I practically lived in Kellogg Lake during the summer when I was a boy; the lake and Big Creek. We had swimming holes all up and down the creek and had our spots named- -Broadheads, Horseshoe Bend, Water Hole, etc. Broadheads was just across from the Kellogg Icehouse which stood on the east side of the road, south side of the creek below Lake Leonard. It was a wonderful place to swim and there was a big timber nearby called Broadhead Timber where people went for picnics. Horseshoe Bend was part of Big Creek that wound up through the Broadhead Timber and was in the shape of a horseshoe. It was a good swimming hole, too, and the site of many a baptism. Water hole was across the road to the south of the Artic Dairy, just below an old bridge then called the 'old woolen mill bridge'. That place in the creek had a gravel bottom and even depth and was a favorite place to water stock, wash buggies, hold baptizings, etc. for many years.

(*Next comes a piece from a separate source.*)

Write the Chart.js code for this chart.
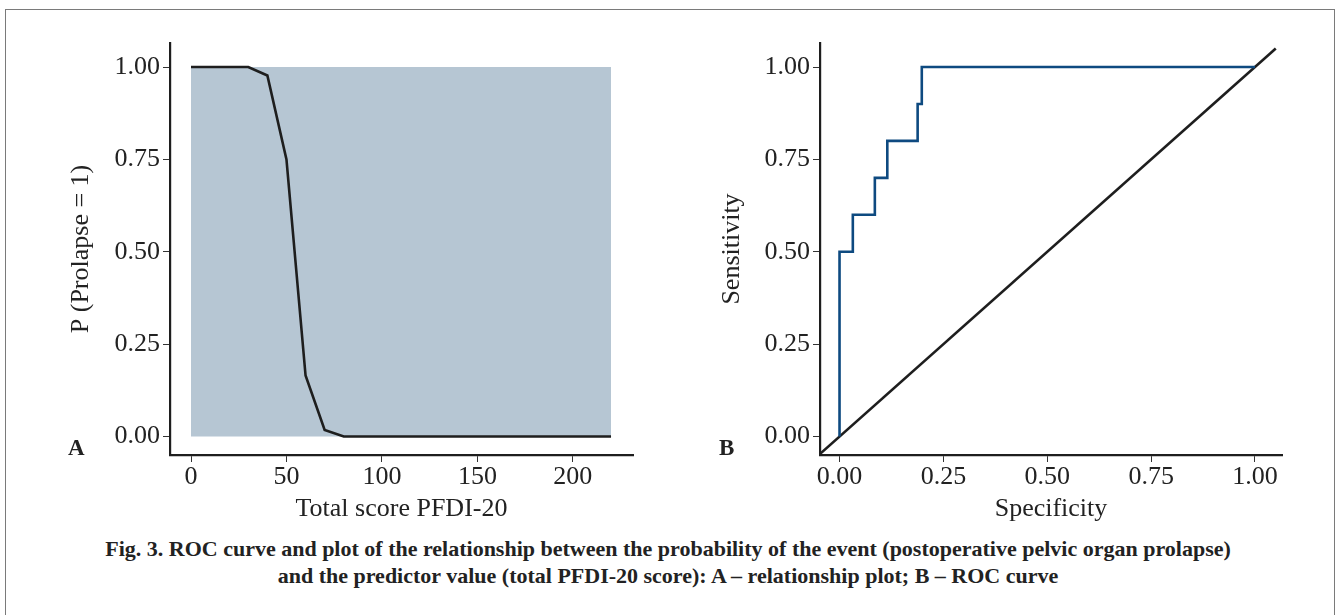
<!DOCTYPE html>
<html>
<head>
<meta charset="utf-8">
<script src="https://cdn.jsdelivr.net/npm/chart.js@4"></script>
<style>
  body { margin: 0; background: #fff; width: 1336px; height: 615px; overflow: hidden; position: relative; font-family: "Liberation Serif", "Times New Roman", serif; color: #222; }
  .frame { position: absolute; left: 5px; top: 9px; width: 1328px; height: 700px; border: 1px solid #7a7a7a; }
  .panel { position: absolute; top: 0; width: 668px; height: 530px; }
  .tag { position: absolute; font-weight: bold; font-size: 23px; line-height: 23px; }
  .caption { position: absolute; left: 0; width: 1336px; top: 535px; text-align: center; font-weight: bold; font-size: 22px; line-height: 27px; color: #222; }
</style>
</head>
<body>
<div class="frame"></div>
<div class="panel" style="left:0"><canvas id="chartA"></canvas></div>
<div class="panel" style="left:668px"><canvas id="chartB"></canvas></div>
<div class="tag" style="left:68px; top:436px">A</div>
<div class="tag" style="left:719px; top:436px">B</div>
<div class="caption">Fig. 3. ROC curve and plot of the relationship between the probability of the event (postoperative pelvic organ prolapse)<br>and the predictor value (total PFDI-20 score): A – relationship plot; B – ROC curve</div>

<script>
// Панель A: вероятность события от суммы баллов PFDI-20
const scoreX = [0, 30, 40, 50, 60, 70, 80, 220];
const probY = [1, 1, 0.977, 0.75, 0.165, 0.018, 0, 0];
const shadeX = [0, 220];
const shadeY = [1, 1];

// Панель B: ROC-кривая
const rocSpec = [0, 0, 0.032, 0.032, 0.085, 0.085, 0.115, 0.115, 0.188, 0.188, 0.198, 0.198, 1.0];
const rocSens = [0, 0.5, 0.5, 0.6, 0.6, 0.7, 0.7, 0.8, 0.8, 0.9, 0.9, 1.0, 1.0];
const diagX = [-0.05, 1.05];
const diagY = [-0.05, 1.05];

// Деления осей
const xTicksA = [0, 50, 100, 150, 200];
const xTicksB = [0, 0.25, 0.5, 0.75, 1];
const yTicks = [0, 0.25, 0.5, 0.75, 1];

const ink = '#1e1e1e';
const serif = '"Liberation Serif", "Times New Roman", serif';

const pts = (xs, ys) => xs.map((x, i) => ({ x: x, y: ys[i] }));

/**
 * Общая настройка оси в стиле ggplot (classic)
 */
function makeAxis(ticksArr, min, max, fmt, title, titlePad, size, horizontal) {
    return {
        type: 'linear',
        min: min,
        max: max,
        afterBuildTicks: (s) => { s.ticks = ticksArr.map(v => ({ value: v })); },
        afterFit: (s) => { if (horizontal) s.height = size; else s.width = size; },
        border: { display: true, color: ink, width: 2.2 },
        grid: { display: true, drawOnChartArea: false, drawTicks: true, tickLength: 7, color: '#333', lineWidth: 1 },
        ticks: {
            color: '#222',
            padding: horizontal ? 0 : 3,
            autoSkip: false,
            maxRotation: 0,
            font: { family: serif, size: 26 },
            callback: (v) => fmt(v)
        },
        title: {
            display: true,
            text: title,
            color: '#222',
            font: { family: serif, size: 26 },
            padding: titlePad
        }
    };
}

const commonOpts = {
    responsive: true,
    maintainAspectRatio: false,
    animation: false,
    plugins: { legend: { display: false }, tooltip: { enabled: false } },
    elements: { point: { radius: 0 } }
};

new Chart(document.getElementById('chartA'), {
    type: 'line',
    data: {
        datasets: [
            {
                data: pts(scoreX, probY),
                borderColor: ink,
                borderWidth: 2.6,
                tension: 0,
                fill: false
            },
            {
                data: pts(shadeX, shadeY),
                borderWidth: 0,
                backgroundColor: '#b6c6d3',
                fill: { value: 0 }
            }
        ]
    },
    options: {
        ...commonOpts,
        layout: { padding: { left: 0, top: 43, right: 35, bottom: 0 } },
        scales: {
            x: makeAxis(xTicksA, -11, 231.5, v => String(v), 'Total score PFDI-20', { top: 0, bottom: 5 }, 75, true),
            y: makeAxis(yTicks, -0.05, 1.065, v => v.toFixed(2), 'P (Prolapse = 1)', { top: 66, bottom: 0 }, 170, false)
        }
    }
});

new Chart(document.getElementById('chartB'), {
    type: 'line',
    data: {
        datasets: [
            {
                data: pts(rocSpec, rocSens),
                borderColor: '#0e4a80',
                borderWidth: 2.6,
                tension: 0,
                fill: false
            },
            {
                data: pts(diagX, diagY),
                borderColor: ink,
                borderWidth: 2.6,
                tension: 0,
                fill: false
            }
        ]
    },
    options: {
        ...commonOpts,
        layout: { padding: { left: 0, top: 43, right: 54, bottom: 0 } },
        scales: {
            x: makeAxis(xTicksB, -0.047, 1.065, v => v.toFixed(2), 'Specificity', { top: 0, bottom: 5 }, 75, true),
            y: makeAxis(yTicks, -0.05, 1.065, v => v.toFixed(2), 'Sensitivity', { top: 49, bottom: 0 }, 152, false)
        }
    }
});
</script>
</body>
</html>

Great-Grandmother Kellogg lived on in her home on North Independence after Great- Grandfather Kellogg died in 1908 and I recall many family dinners we had there with her. She and Mr. Kellogg were the parents of eight children and by the time we great-grand children came along there was a big family of us. At these family get-togethers we kids would all go out into the greenhouses to play. Mr. Great-Uncle Millard Parker lived in the house nearby at 1003 Wright. Both houses are still standing today. The Kellogg children were Blanche (died young), Grace (married George Rowe), Zadie (married Millard Parker), Georgia (married George Cook), Clara (married F.A. Beeler), Jessie (married Harvey Lamb), Ella (married James Bush), and one son, Ralph Kellogg.

I have lots of fond memories of this little town, the people who were once here and some who still are, events that took place and days gone by. It's been a pleasure to call some of it back again for awhile."